One of my good friends told me that I needed to grieve for you, for this, for us. And she's right. This is a loss. So I will grieve, and slowly, I will begin to heal. There will always be a scar, of course, but it can be a symbol of my past rather than my future. It can be a reminder of who I was rather than who I have to be. It can be contained to part one of my story, trapped in my childhood, as part two opens upon a new stage of adulthood, a stage that doesn't contain stories of you.

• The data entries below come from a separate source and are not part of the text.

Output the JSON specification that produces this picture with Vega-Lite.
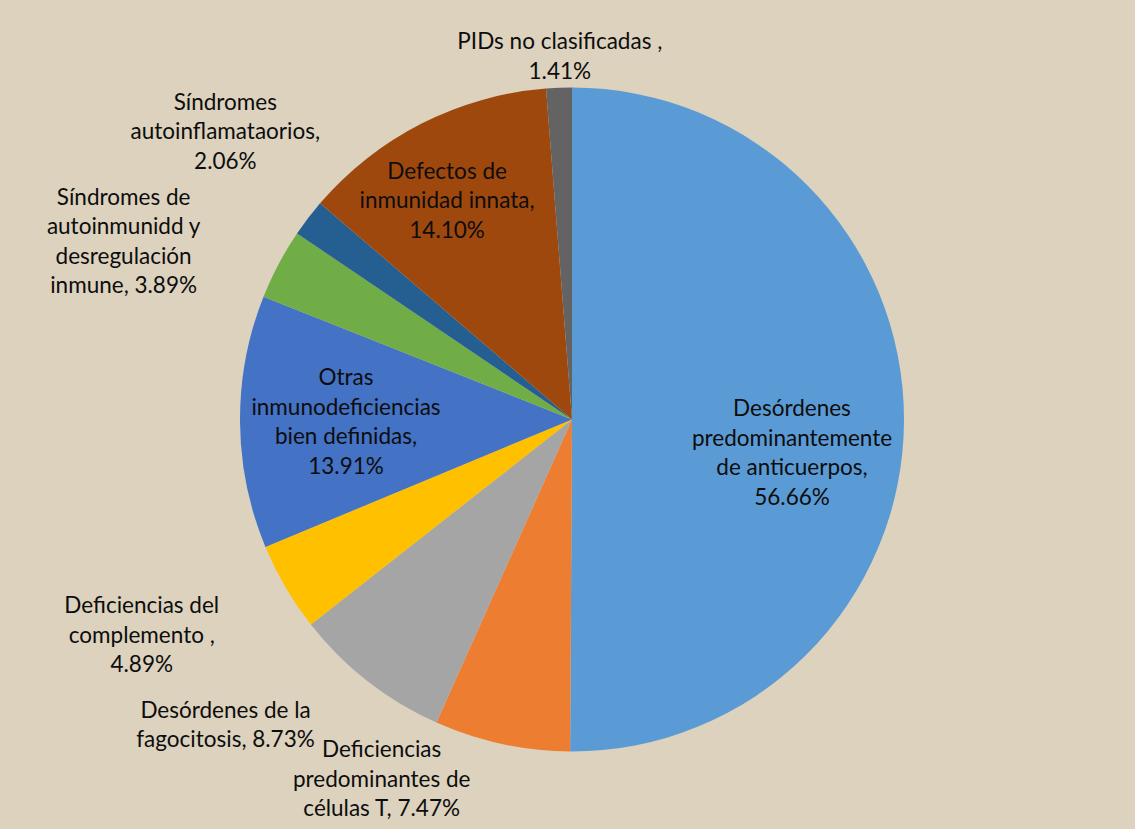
{
  "$schema": "https://vega.github.io/schema/vega-lite/v6.json",
  "autosize": {"type": "none"},
  "width": 1130,
  "height": 827,
  "padding": {"left": 7, "top": 6, "right": 0, "bottom": 0},
  "background": "#DCD2BE",
  "config": {
    "view": {"stroke": null},
    "text": {"font": "Lato", "fontSize": 22.5, "color": "#0D0D0D"}
  },
  "data": {
    "values": [
      {"idx": 1, "cat": "Desórdenes predominantemente de anticuerpos", "value": 56.66, "label": "Desórdenes\npredominantemente\nde anticuerpos,\n56.66%"},
      {"idx": 2, "cat": "Deficiencias predominantes de células T", "value": 7.47, "label": "Deficiencias\npredominantes de\ncélulas T, 7.47%"},
      {"idx": 3, "cat": "Desórdenes de la fagocitosis", "value": 8.73, "label": "Desórdenes de la\nfagocitosis, 8.73%"},
      {"idx": 4, "cat": "Deficiencias del complemento", "value": 4.89, "label": "Deficiencias del\ncomplemento ,\n4.89%"},
      {"idx": 5, "cat": "Otras inmunodeficiencias bien definidas", "value": 13.91, "label": "Otras\ninmunodeficiencias\nbien definidas,\n13.91%"},
      {"idx": 6, "cat": "Síndromes de autoinmunidd y desregulación inmune", "value": 3.89, "label": "Síndromes de\nautoinmunidd y\ndesregulación\ninmune, 3.89%"},
      {"idx": 7, "cat": "Síndromes autoinflamataorios", "value": 2.06, "label": "Síndromes\nautoinflamataorios,\n2.06%"},
      {"idx": 8, "cat": "Defectos de inmunidad innata", "value": 14.10, "label": "Defectos de\ninmunidad innata,\n14.10%"},
      {"idx": 9, "cat": "PIDs no clasificadas", "value": 1.41, "label": "PIDs no clasificadas ,\n1.41%"}
    ]
  },
  "encoding": {
    "theta": {"field": "value", "type": "quantitative", "stack": true},
    "order": {"field": "idx", "type": "quantitative"}
  },
  "layer": [
    {
      "mark": {"type": "arc", "outerRadius": 332},
      "encoding": {
        "color": {
          "field": "cat",
          "type": "nominal",
          "scale": {
            "domain": ["Desórdenes predominantemente de anticuerpos", "Deficiencias predominantes de células T", "Desórdenes de la fagocitosis", "Deficiencias del complemento", "Otras inmunodeficiencias bien definidas", "Síndromes de autoinmunidd y desregulación inmune", "Síndromes autoinflamataorios", "Defectos de inmunidad innata", "PIDs no clasificadas"],
            "range": ["#5B9BD5", "#ED7D31", "#A5A5A5", "#FFC000", "#4472C4", "#70AD47", "#255E91", "#9E480E", "#636363"]
          },
          "legend": null
        }
      }
    },
    {"mark": {"type": "text", "radius": 220, "dx": 0, "dy": -11, "lineBreak": "\n", "lineHeight": 29.5, "align": "center", "baseline": "middle"},
     "encoding": {"text": {"condition": {"test": "datum.idx === 1", "field": "label"}, "value": ""}}},
    {"mark": {"type": "text", "radius": 380, "dx": -110, "dy": -40.5, "lineBreak": "\n", "lineHeight": 29.5, "align": "center", "baseline": "middle"},
     "encoding": {"text": {"condition": {"test": "datum.idx === 2", "field": "label"}, "value": ""}}},
    {"mark": {"type": "text", "radius": 420, "dx": -88, "dy": -40, "lineBreak": "\n", "lineHeight": 29.5, "align": "center", "baseline": "middle"},
     "encoding": {"text": {"condition": {"test": "datum.idx === 3", "field": "label"}, "value": ""}}},
    {"mark": {"type": "text", "radius": 480, "dx": -16, "dy": -55.5, "lineBreak": "\n", "lineHeight": 29.5, "align": "center", "baseline": "middle"},
     "encoding": {"text": {"condition": {"test": "datum.idx === 4", "field": "label"}, "value": ""}}},
    {"mark": {"type": "text", "radius": 226, "dx": 0, "dy": -43, "lineBreak": "\n", "lineHeight": 29.5, "align": "center", "baseline": "middle"},
     "encoding": {"text": {"condition": {"test": "datum.idx === 5", "field": "label"}, "value": ""}}},
    {"mark": {"type": "text", "radius": 470, "dx": -33, "dy": -2, "lineBreak": "\n", "lineHeight": 29.5, "align": "center", "baseline": "middle"},
     "encoding": {"text": {"condition": {"test": "datum.idx === 6", "field": "label"}, "value": ""}}},
    {"mark": {"type": "text", "radius": 450, "dx": 11, "dy": -43.5, "lineBreak": "\n", "lineHeight": 29.5, "align": "center", "baseline": "middle"},
     "encoding": {"text": {"condition": {"test": "datum.idx === 7", "field": "label"}, "value": ""}}},
    {"mark": {"type": "text", "radius": 245, "dx": -14, "dy": -29.5, "lineBreak": "\n", "lineHeight": 29.5, "align": "center", "baseline": "middle"},
     "encoding": {"text": {"condition": {"test": "datum.idx === 8", "field": "label"}, "value": ""}}},
    {"mark": {"type": "text", "radius": 363, "dx": 2, "dy": -14.75, "lineBreak": "\n", "lineHeight": 29.5, "align": "center", "baseline": "middle"},
     "encoding": {"text": {"condition": {"test": "datum.idx === 9", "field": "label"}, "value": ""}}}
  ]
}
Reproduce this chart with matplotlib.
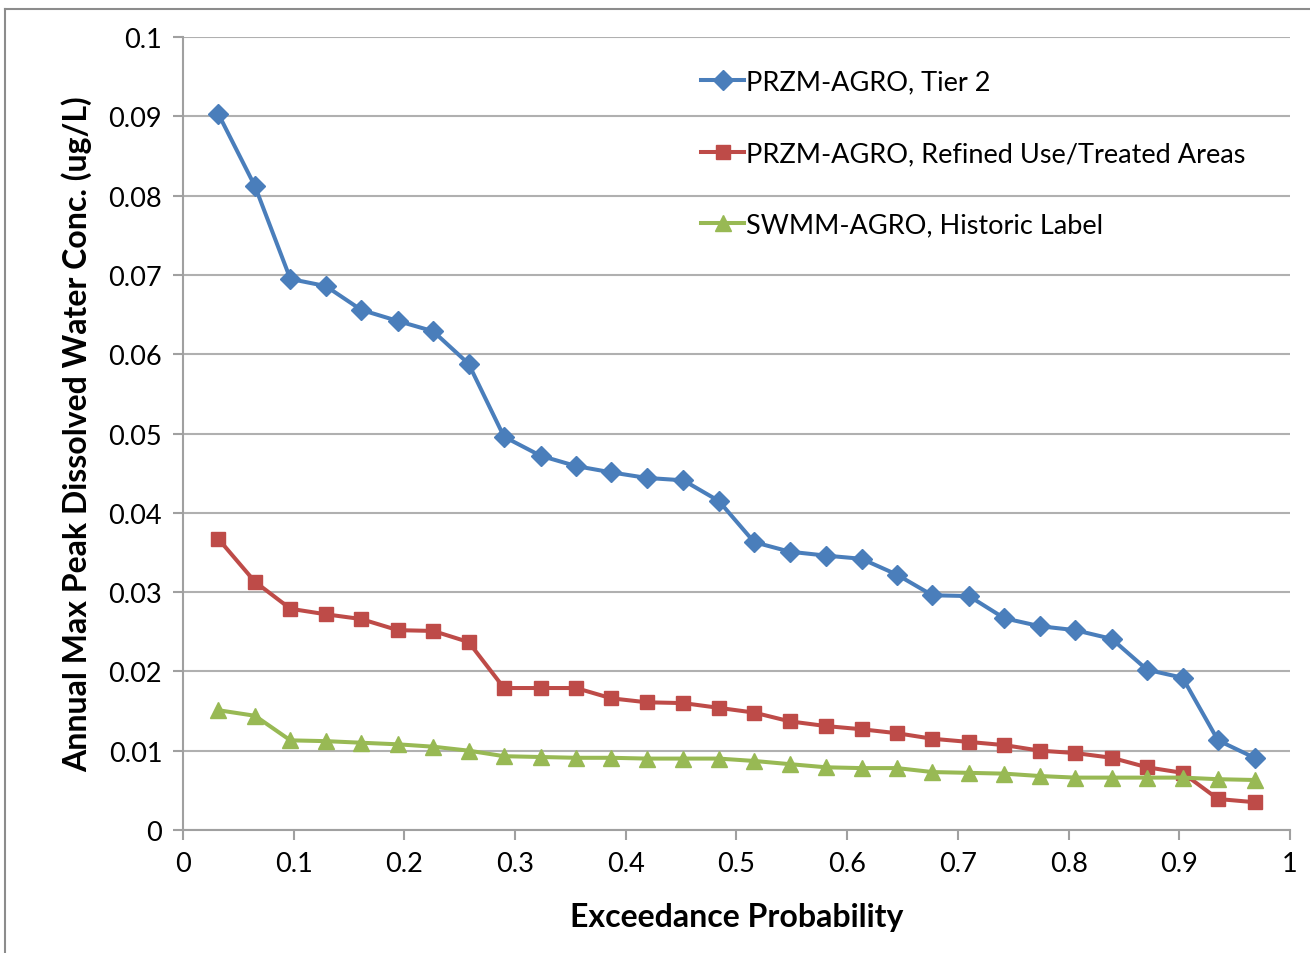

Our stories are intertwined, of course. This is your story as much as it is mine. I would like to think the best of you and assume you too will be saddened that your final chapters will not contain me. I hope you too feel the loss. But mostly, despite everything that has happened, I hope that you find happiness. I hope that you discover what it means to be loved and feel love unconditionally, even if it cannot be with me. I hope that you get to experience such joy. From one adult to another, I hope for you. From one storyteller to another, I hope that your concluding lines are genuinely lovely and consisting of something real.